Język polski i literaturaWiedzieć więcej

„My dzieci z dworca ZOO” – wstrząsająca historia, którą każdy powinien przeczytać

Używki to nie zabawa!

„My dzieci z dworca ZOO” to opowieść o życiu grupy nastolatków uzależnionych od heroiny, którzy żyją w Berlinie Zachodnim. Historię opowiada młoda narkomanka, w której można rozpoznać autorkę powieści – Christiane Felscherinow.

Christiane Felscherinow była uzależniona od ciężkich narkotyków.
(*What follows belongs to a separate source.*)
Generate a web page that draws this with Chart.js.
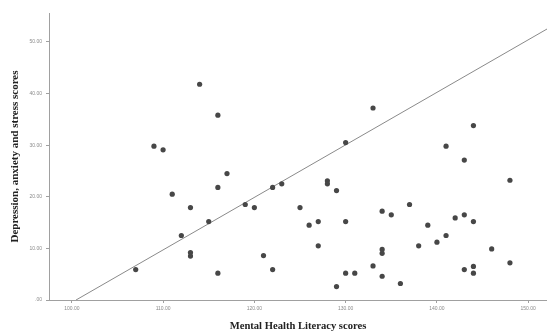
<!DOCTYPE html>
<html>
<head>
<meta charset="utf-8">
<script src="https://cdn.jsdelivr.net/npm/chart.js@4"></script>
<style>
    html, body { margin: 0; padding: 0; background: #fff; }
    #box { width: 547px; height: 331px; }
</style>
</head>
<body>
<div id="box"><canvas id="scatterGraph"></canvas></div>
<script>
// Mental health literacy score for each respondent
const literacyScores = [
    114, 116, 109, 110, 117, 116, 111, 113, 119, 120,
    122, 123, 125, 115, 112, 113, 113, 121, 122, 107,
    116, 133, 130, 144, 141, 143, 148, 128, 128, 129,
    126, 127, 130, 127, 134, 135, 137, 139, 142, 143,
    144, 141, 140, 138, 146, 134, 134, 133, 130, 131,
    134, 129, 136, 143, 144, 144, 148
];

// Depression, anxiety and stress score for the same respondents
const dassScores = [
    41.8, 35.8, 29.8, 29.1, 24.5, 21.8, 20.5, 17.9, 18.5, 17.9,
    21.8, 22.5, 17.9, 15.2, 12.5, 9.2, 8.5, 8.6, 5.9, 5.9,
    5.2, 37.2, 30.5, 33.8, 29.8, 27.1, 23.2, 23.1, 22.5, 21.2,
    14.5, 15.2, 15.2, 10.5, 17.2, 16.5, 18.5, 14.5, 15.9, 16.5,
    15.2, 12.5, 11.2, 10.5, 9.9, 9.8, 9.05, 6.6, 5.2, 5.2,
    4.6, 2.6, 3.2, 5.9, 6.5, 5.2, 7.2
];

// fitted line end points
const lineX = [100.46, 152.06];
const lineY = [0, 52.5];

const xTicks = [100, 110, 120, 130, 140, 150];
const yTicks = [0, 10, 20, 30, 40, 50];

function spssLabel(value) {
    const text = Number(value).toFixed(2);
    return text.startsWith("0.") ? text.slice(1) : text;
}

const points = literacyScores.map((x, i) => ({ x: x, y: dassScores[i] }));
const fitLine = lineX.map((x, i) => ({ x: x, y: lineY[i] }));

const scatterGraph = document.getElementById("scatterGraph");

new Chart(scatterGraph, {
    type: "scatter",
    data: {
        datasets: [{
            label: "Scores",
            data: points,
            backgroundColor: "#474747",
            borderColor: "#474747",
            borderWidth: 0,
            pointRadius: 2.6,
            pointStyle: "circle"
        }, {
            type: "line",
            label: "Fit",
            data: fitLine,
            borderColor: "#8a8a8a",
            borderWidth: 1,
            pointRadius: 0,
            fill: false
        }]
    },
    options: {
        responsive: true,
        maintainAspectRatio: false,
        animation: false,
        layout: {
            autoPadding: false,
            padding: { top: 13, right: 0, bottom: 0, left: 0 }
        },
        plugins: {
            legend: { display: false },
            tooltip: { enabled: false }
        },
        scales: {
            x: {
                type: "linear",
                min: 97.5,
                max: 152.06,
                afterBuildTicks: axis => { axis.ticks = xTicks.map(v => ({ value: v })); },
                afterFit: axis => {
                    axis.height = 31;
                    axis.paddingLeft = 0;
                    axis.paddingRight = 0;
                },
                grid: { drawOnChartArea: false, tickLength: 3, color: "#a0a0a0" },
                border: { color: "#a0a0a0", width: 1 },
                ticks: {
                    callback: spssLabel,
                    font: { family: "Liberation Sans", size: 5 },
                    color: "#8a8a8a",
                    padding: 3,
                    maxRotation: 0
                },
                title: {
                    display: true,
                    text: "Mental Health Literacy scores",
                    font: { family: "Liberation Serif", size: 10.6, weight: "bold", lineHeight: 1 },
                    color: "#222",
                    padding: { top: 0, bottom: -1 }
                }
            },
            y: {
                min: 0,
                max: 55.6,
                afterBuildTicks: axis => { axis.ticks = yTicks.map(v => ({ value: v })); },
                afterFit: axis => {
                    axis.width = 49;
                    axis.paddingTop = 0;
                    axis.paddingBottom = 0;
                },
                grid: { drawOnChartArea: false, tickLength: 3, color: "#a0a0a0" },
                border: { color: "#a0a0a0", width: 1 },
                ticks: {
                    callback: spssLabel,
                    font: { family: "Liberation Sans", size: 5 },
                    color: "#8a8a8a",
                    padding: 4
                },
                title: {
                    display: true,
                    text: "Depression, anxiety and stress scores",
                    font: { family: "Liberation Serif", size: 11, weight: "bold", lineHeight: 1 },
                    color: "#222",
                    padding: { top: 9.5, bottom: 0 }
                }
            }
        }
    }
});
</script>
</body>
</html>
Wygrała walkę z nałogiem, a jej książka „My dzieci z dworca ZOO” wielu osobom otworzyła oczy na problem uzależnień.

 

„My dzieci z dworca ZOO” – historia o uzależnieniu

 

„My dzieci z dworca ZOO” Christiane Felscherinow to książka, którą powinien przeczytać każdy, komu wydaje się, że nigdy nie jest w stanie się od niczego uzależnić, że jest wolny i może wszystko. Ta powieść nie jest jedynie historią narkomanki, która w otchłań nałogu wpadła przez własną lekkomyślność i wiarę, że ma nad wszystkim kontrolę. To również historia samotności, bezradności i szukania ucieczki od szarej codzienności w używki. Wiele osób ucieka w narkotyki, alkohol, dopalacze, aby zapomnieć o problemach, poczuciu odrzucenia, beznadziei, o trudnych relacjach z najbliższymi. Używki jednak nie rozwiązują za nas problemów, tylko jeszcze bardziej osłabiają wolę działania i odbierają chęć do walki o zmianę obecnej sytuacji. Narkotyki niszczą od środka, nie tylko organizm, lecz także psychikę. Ogromnym zagrożeniem jest również to, że organizm domaga się coraz silniejszych środków, by utrzymać stan zadowolenia (dotychczasowe przestają wystarczać), a każda kolejna dawka coraz silniej uzależnia i wyniszcza. Wyjście z nałogu jest trudne, ale możliwe. Ogromną pomocą mogą się paradoksalnie okazać bliscy, w których często upatrujemy źródła naszych problemów i cierpień. Warto jednak podjąć wysiłek i prosić ich o pomoc. Jeśli relacje z nimi są na tym etapie zbyt trudne, warto szukać pomocy w dedykowanych organizacjach. Jednak żaden narkoman nie pokonał nałogu bez własnej woli, pracy i przezwyciężania trudów.

 

Autobiografia Christiane Felscherinow, która podbiła serca czytelników

 

„My dzieci z dworca ZOO” to także dokument życia nastolatków, pokazujący, jak radzili sobie z codziennością i jak zarabiali na używki. Christiane Felscherinow podzieliła się historią bardzo ważnej części swojego życia. Mieszkała w Gropiusstadt, w sąsiedztwie Neukölln i już w wieku 12 lat eksperymentowała z haszyszem. Powieść to historia wielokrotnie ponawianych prób zerwania z nałogiem, opis codzienności młodych narkomanów, ich miłości, przyjaźni, skomplikowanej walki o własną tożsamość. Książka jest wyjątkowo realistyczna i bezkompromisowa. Autorka się nie wybiela, niczego nie ukrywa, wprost pisze, jak było. To sprawia, że „My dzieci z dworca ZOO” to historia wyjątkowo silnie oddziałująca na czytelnika i dająca do myślenia.